Approach What happens Who does the work
OPeNDAP Server interprets the dataset and sends subsets Server
Kerchunk Client reconstructs dataset structure and reads chunks directly Client

Step 1: Create a Kerchunk reference

  • Open JupyterLab in your project folder
  • Continue in your notebook or create a new one

PYTHON

import json
from kerchunk.netCDF3 import NetCDF3ToZarr

In this step, we are not converting data. We are creating a JSON file that describes how to access the data.

We are transforming how data is accessed, not the data itself.

PYTHON

# Direct file endpoint (raw file access, not OPeNDAP)
file_url = "https://opendap.4tu.nl/thredds/fileServer/IDRA/2019/01/02/IDRA_2019-01-02_12-00_raw_data.nc"

# Inspect the NetCDF file and build a mapping:
# Zarr chunks → byte ranges in the original file
ref = NetCDF3ToZarr(file_url, inline_threshold=100).translate()
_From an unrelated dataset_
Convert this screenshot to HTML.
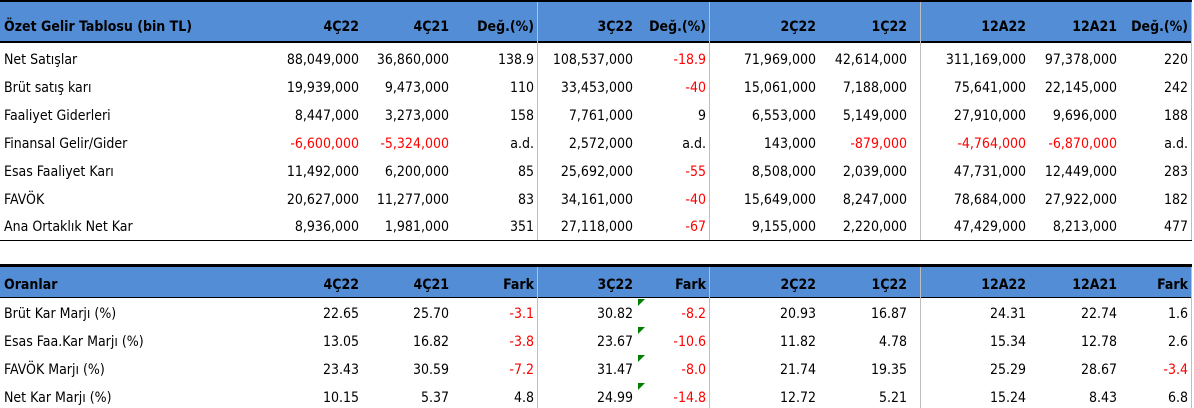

# Save the mapping as JSON (no data stored here)
with open("idra_ref.json", "w") as f:
    json.dump(ref, f)

Step 2: Open as a virtual Zarr dataset

xarray behaves as if it is reading a Zarr dataset, but data is still coming from the original NetCDF file.

PYTHON

import xarray as xr

# Kerchunk reads metadata locally from the JSON file, and retrieves data lazily from the original remote file only when needed.
ds_ref = xr.open_dataset(
    "idra_ref.json",
    engine="kerchunk",
    storage_options={
        "remote_protocol": "https",
        "remote_options": {
            "asynchronous": True,
        },
    },
)

ds_ref

Step 3: Inspect structure and metadata

The semantics remain the same.

PYTHON

ds_ref.dims
ds_ref.variables
ds_ref.attrs

Only the access pattern has changed, not the data meaning.

Step 4: Perform lazy slicing

PYTHON

# Select a subset (only required chunks are accessed)
subset = ds_ref.isel(time_raw_data=0)

subset
  • No full dataset is loaded
  • Only relevant chunks are accessed
  • Access is lazy and chunk-based

Conceptual comparison

Feature OPeNDAP Kerchunk
Access type Protocol-based Storage-based
Endpoint /dodsC/ /fileServer/
Who interprets data Server Client
Data model File-oriented Chunk-oriented
Scalability Limited by server Scales with client + cloud
Parallel access Limited Natural (chunk-based)
Reusability Low High (JSON reusable)
Setup complexity Low Medium
Performance Server + network dependent Chunk-wise, parallel access

When to use what?


Use OPeNDAP when:

  • You want quick remote access
  • You rely on existing data services (e.g., THREDDS)
  • You are doing exploratory analysis
  • You do not control data storage

Typical use: browsing datasets, small analyses

Use Kerchunk when:

  • You want cloud-native workflows

  • You need scalable or parallel processing

  • You work with large datasets

  • You integrate with:

    • zarr
    • dask
    • object storage (S3, etc.)

Typical use: large-scale analysis, pipelines, reproducible workflows

Key Points
  • Cloud-native layouts are optimized for object storage and HTTP access.
  • NetCDF works well on HPC systems but is not optimized for cloud-native environments.
  • Zarr stores data in chunks, enabling efficient parallel access.
  • Kerchunk enables cloud-native access to NetCDF without data duplication.
  • Kerchunk changes the access pattern, not the data itself.
  • Cloud-native layouts affect structural interoperability, while semantic interoperability depends on metadata standards such as CF conventions.